DATA SHOWN:
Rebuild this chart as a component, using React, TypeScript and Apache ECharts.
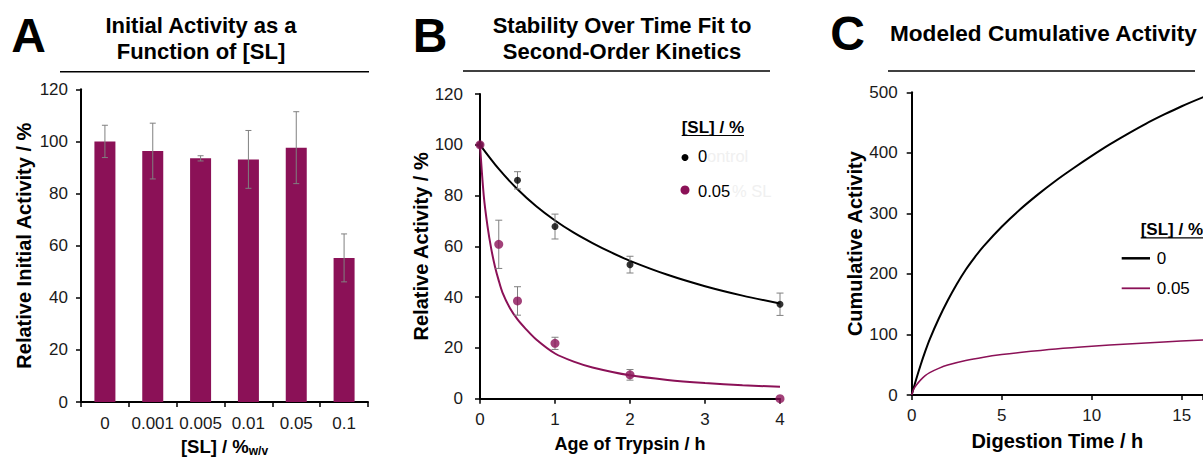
import React, { useEffect, useRef } from "react";
import * as echarts from "echarts";

const PURPLE = "#8b1157";
const ERR_GRAY = "#808080";
const FONT = "'Liberation Sans', Arial, Helvetica, sans-serif";

// Panel A
const slCategories = ["0", "0.001", "0.005", "0.01", "0.05", "0.1"];
const initialActivity = [100, 96.3, 93.5, 93.1, 97.6, 55.3];
const initialActivityErr = [6.2, 10.7, 1.0, 11.1, 13.8, 9.2];

// Panel B (measured points)
const ageTime0 = [0, 0.5, 1, 2, 4];
const activity0 = [100, 86, 67.8, 52.8, 37.2];
const activity0Err = [0, 3.4, 4.9, 3.3, 4.4];
const ageTime005 = [0, 0.25, 0.5, 1, 2, 4];
const activity005 = [100, 60.8, 38.5, 21.8, 9.4, 0];
const activity005Err = [0, 9.5, 5.6, 2.4, 2.1, 0];

// Panel B (fit curves)
const fitTime0 = [0, 0.25, 0.5, 0.75, 1, 1.25, 1.5, 1.75, 2, 2.5, 3, 3.5, 4];
const fitActivity0 = [100, 90.5, 82.5, 75.8, 70.2, 65.4, 61.3, 57.6, 54.3, 48.8, 44.3, 40.6, 37.5];
const fitTime005 = [0, 0.05, 0.1, 0.15, 0.2, 0.25, 0.3, 0.4, 0.5, 0.6, 0.75, 1, 1.25, 1.5, 2, 2.5, 3, 3.5, 4];
const fitActivity005 = [100, 80, 68, 59, 52, 46.5, 41.8, 35.6, 31.2, 27.8, 23.3, 17.8, 14.6, 12.3, 9.2, 7.4, 6.2, 5.3, 4.7];

// Panel C (modeled cumulative activity)
const digestTime0 = [0, 0.25, 0.5, 0.75, 1, 1.5, 2, 2.5, 3, 3.5, 4, 5, 6, 7, 8, 9, 10, 11, 12, 13, 14, 15, 16.2];
const cumulative0 = [0, 26, 50, 72, 92, 126, 156, 183, 207, 227.5, 246, 278, 306, 331, 354, 375, 395, 414, 431.5, 448, 463, 477, 492];
const digestTime005 = [0, 0.1, 0.25, 0.5, 0.75, 1, 1.5, 2, 3, 4, 5, 6, 8, 10, 12, 14, 16.2];
const cumulative005 = [0, 9, 16, 25, 32, 37, 44, 49.5, 57, 62.5, 66.8, 70.2, 76, 80.5, 84.2, 87.6, 91];

const legendLabels = ["0", "0.05"];

const axisCommon = {
  axisLine: { show: true, onZero: false, lineStyle: { color: "#000", width: 2 } },
  axisTick: { show: true, inside: false, length: 5, lineStyle: { color: "#000", width: 1.5 } },
  splitLine: { show: false },
  axisLabel: { color: "#1a1a1a", fontSize: 17, fontFamily: FONT },
  nameTextStyle: { color: "#000", fontWeight: "bold", fontFamily: FONT },
  nameLocation: "middle" as const,
};

function errorRender(halfCap: number) {
  return (params: any, api: any) => {
    const x = api.value(0);
    const y = api.value(1);
    const e = api.value(2);
    if (!e) return null;
    const hi = api.coord([x, y + e]);
    const lo = api.coord([x, y - e]);
    const style = { stroke: ERR_GRAY, lineWidth: 1 };
    return {
      type: "group",
      children: [
        { type: "line", shape: { x1: hi[0], y1: hi[1], x2: lo[0], y2: lo[1] }, style },
        { type: "line", shape: { x1: hi[0] - halfCap, y1: hi[1], x2: hi[0] + halfCap, y2: hi[1] }, style },
        { type: "line", shape: { x1: lo[0] - halfCap, y1: lo[1], x2: lo[0] + halfCap, y2: lo[1] }, style },
      ],
    };
  };
}

function txt(text: string, x: number, y: number, size: number, opts: any = {}) {
  return {
    type: "text",
    x,
    y,
    silent: true,
    style: {
      text,
      fill: opts.fill || "#000",
      font: `${opts.weight || "normal"} ${size}px ${FONT}`,
      textAlign: opts.align || "left",
      textVerticalAlign: "middle",
    },
  };
}

function hline(x1: number, x2: number, y: number, color = "#000", width = 1.5) {
  return { type: "line", silent: true, shape: { x1, y1: y, x2, y2: y }, style: { stroke: color, lineWidth: width } };
}

function curve(xIdx: number, xs: number[], ys: number[], color: string, width: number) {
  return {
    type: "line",
    xAxisIndex: xIdx,
    yAxisIndex: xIdx,
    data: xs.map((t, i) => [t, ys[i]]),
    showSymbol: false,
    smooth: 0.3,
    lineStyle: { color, width },
    z: 2,
  };
}

export default function App() {
  const ref = useRef<HTMLDivElement>(null);
  useEffect(() => {
    if (!ref.current) return;
    const chart = echarts.init(ref.current, null, { renderer: "svg" });
    const option: any = {
      animation: false,
      backgroundColor: "#fff",
      grid: [
        { left: 81, top: 89.3, width: 287, height: 312.7, outerBoundsMode: "none" },
        { left: 480, top: 94, width: 300, height: 304.7, outerBoundsMode: "none" },
        { left: 911.7, top: 92.3, width: 291.3, height: 302.7, outerBoundsMode: "none" },
      ],
      xAxis: [
        {
          ...axisCommon,
          gridIndex: 0,
          type: "category",
          data: slCategories,
          axisLabel: { ...axisCommon.axisLabel, interval: 0, margin: 13 },
          name: "{m|[SL] / %}{s|w/v}",
          nameGap: 31,
          nameTextStyle: {
            ...axisCommon.nameTextStyle,
            rich: {
              m: { fontSize: 18.5, fontWeight: "bold", fontFamily: FONT, color: "#000" },
              s: { fontSize: 12, fontWeight: "bold", fontFamily: FONT, color: "#000", verticalAlign: "bottom", padding: [9, 0, 0, 0] },
            },
          },
        },
        {
          ...axisCommon,
          gridIndex: 1,
          type: "value",
          min: 0,
          max: 4,
          interval: 1,
          axisLabel: { ...axisCommon.axisLabel, margin: 12 },
          name: "Age of Trypsin / h",
          nameGap: 36,
          nameTextStyle: { ...axisCommon.nameTextStyle, fontSize: 18 },
        },
        {
          ...axisCommon,
          gridIndex: 2,
          type: "value",
          min: 0,
          max: 16.18,
          interval: 5,
          axisLabel: {
            ...axisCommon.axisLabel,
            margin: 12,
            formatter: (v: number) => (Math.abs(v % 5) < 1e-9 ? String(v) : ""),
          },
          name: "Digestion Time / h",
          nameGap: 36,
          nameTextStyle: { ...axisCommon.nameTextStyle, fontSize: 20 },
        },
      ],
      yAxis: [
        {
          ...axisCommon,
          gridIndex: 0,
          type: "value",
          min: 0,
          max: 120,
          interval: 20,
          axisLabel: { ...axisCommon.axisLabel, margin: 13 },
          name: "Relative Initial Activity / %",
          nameGap: 47,
          nameTextStyle: { ...axisCommon.nameTextStyle, fontSize: 20 },
        },
        {
          ...axisCommon,
          gridIndex: 1,
          type: "value",
          min: 0,
          max: 120,
          interval: 20,
          axisLabel: { ...axisCommon.axisLabel, margin: 17 },
          name: "Relative Activity / %",
          nameGap: 47,
          nameTextStyle: { ...axisCommon.nameTextStyle, fontSize: 20 },
        },
        {
          ...axisCommon,
          gridIndex: 2,
          type: "value",
          min: 0,
          max: 500,
          interval: 100,
          axisLabel: { ...axisCommon.axisLabel, margin: 14 },
          name: "Cumulative Activity",
          nameGap: 46,
          nameTextStyle: { ...axisCommon.nameTextStyle, fontSize: 20 },
        },
      ],
      series: [
        {
          type: "bar",
          xAxisIndex: 0,
          yAxisIndex: 0,
          data: initialActivity,
          barWidth: 21,
          itemStyle: { color: PURPLE },
          z: 2,
        },
        {
          type: "custom",
          xAxisIndex: 0,
          yAxisIndex: 0,
          renderItem: errorRender(3),
          encode: { x: 0, y: 1 },
          data: slCategories.map((_, i) => [i, initialActivity[i], initialActivityErr[i]]),
          z: 3,
        },
        curve(1, fitTime0, fitActivity0, "#000", 2),
        curve(1, fitTime005, fitActivity005, PURPLE, 2),
        {
          type: "custom",
          xAxisIndex: 1,
          yAxisIndex: 1,
          renderItem: errorRender(3.5),
          encode: { x: 0, y: 1 },
          data: ageTime0.map((t, i) => [t, activity0[i], activity0Err[i]]),
          z: 3,
        },
        {
          type: "custom",
          xAxisIndex: 1,
          yAxisIndex: 1,
          renderItem: errorRender(3.5),
          encode: { x: 0, y: 1 },
          data: ageTime005.map((t, i) => [t, activity005[i], activity005Err[i]]),
          z: 3,
        },
        {
          type: "scatter",
          xAxisIndex: 1,
          yAxisIndex: 1,
          data: ageTime0.map((t, i) => [t, activity0[i]]),
          symbol: "circle",
          symbolSize: 7,
          itemStyle: { color: "#000" },
          z: 5,
        },
        {
          type: "scatter",
          xAxisIndex: 1,
          yAxisIndex: 1,
          data: ageTime005.map((t, i) => [t, activity005[i]]),
          symbol: "circle",
          symbolSize: 9,
          itemStyle: { color: PURPLE },
          z: 6,
        },
        curve(2, digestTime0, cumulative0, "#000", 2),
        curve(2, digestTime005, cumulative005, PURPLE, 1.5),
      ],
      graphic: [
        // panel letters
        txt("A", 28.5, 35, 48, { weight: "bold", align: "center" }),
        txt("B", 430, 35, 48, { weight: "bold", align: "center" }),
        txt("C", 847.5, 33.5, 48, { weight: "bold", align: "center" }),
        // titles
        txt("Initial Activity as a", 201, 25.5, 22, { weight: "bold", align: "center" }),
        txt("Function of [SL]", 201, 51.5, 22, { weight: "bold", align: "center" }),
        txt("Stability Over Time Fit to", 622, 25.5, 22, { weight: "bold", align: "center" }),
        txt("Second-Order Kinetics", 622, 51.5, 22, { weight: "bold", align: "center" }),
        txt("Modeled Cumulative Activity", 890, 33.3, 22.6, { weight: "bold" }),
        hline(60, 369, 71.7),
        hline(463, 770, 71),
        hline(888, 1195, 71),
        // legend B
        txt("[SL] / %", 681.7, 127.7, 17, { weight: "bold" }),
        hline(681.7, 744, 135.5, "#000", 1.2),
        { type: "circle", silent: true, shape: { cx: 685, cy: 157.5, r: 3.5 }, style: { fill: "#000" } },
        txt(legendLabels[0], 698, 156.2, 16.5),
        txt("ontrol", 707, 156.2, 16.5, { fill: "#f0f0f0" }),
        { type: "circle", silent: true, shape: { cx: 685, cy: 190, r: 4.5 }, style: { fill: PURPLE } },
        txt(legendLabels[1], 698, 190.5, 16.5),
        txt("% SL", 732, 190.5, 16.5, { fill: "#f0f0f0" }),
        // legend C
        txt("[SL] / %", 1140.7, 229.5, 17, { weight: "bold" }),
        hline(1140.7, 1203, 237.8, "#000", 1.2),
        hline(1121.7, 1150, 258.3, "#000", 2.5),
        txt(legendLabels[0], 1156.7, 258.3, 17),
        hline(1121.7, 1150, 288.3, PURPLE, 1.8),
        txt(legendLabels[1], 1156.7, 288.3, 17),
      ],
    };
    chart.setOption(option);
    return () => chart.dispose();
  }, []);
  return (
    <div
      ref={ref}
      style={{ position: "fixed", left: 0, top: 0, width: 1203, height: 459, background: "#fff" }}
    />
  );
}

TASK TO COMPLETE: Would you reproduce the lines above, from the very first through the line containing "const initialActivityErr = [6.2, 10.7, 1.0, 11.1, 13.8, 9.2];", exactly and without the pictures?

ANSWER FOR THE TASK:
Rebuild this chart as a component, using React, TypeScript and Apache ECharts.
import React, { useEffect, useRef } from "react";
import * as echarts from "echarts";

const PURPLE = "#8b1157";
const ERR_GRAY = "#808080";
const FONT = "'Liberation Sans', Arial, Helvetica, sans-serif";

// Panel A
const slCategories = ["0", "0.001", "0.005", "0.01", "0.05", "0.1"];
const initialActivity = [100, 96.3, 93.5, 93.1, 97.6, 55.3];
const initialActivityErr = [6.2, 10.7, 1.0, 11.1, 13.8, 9.2];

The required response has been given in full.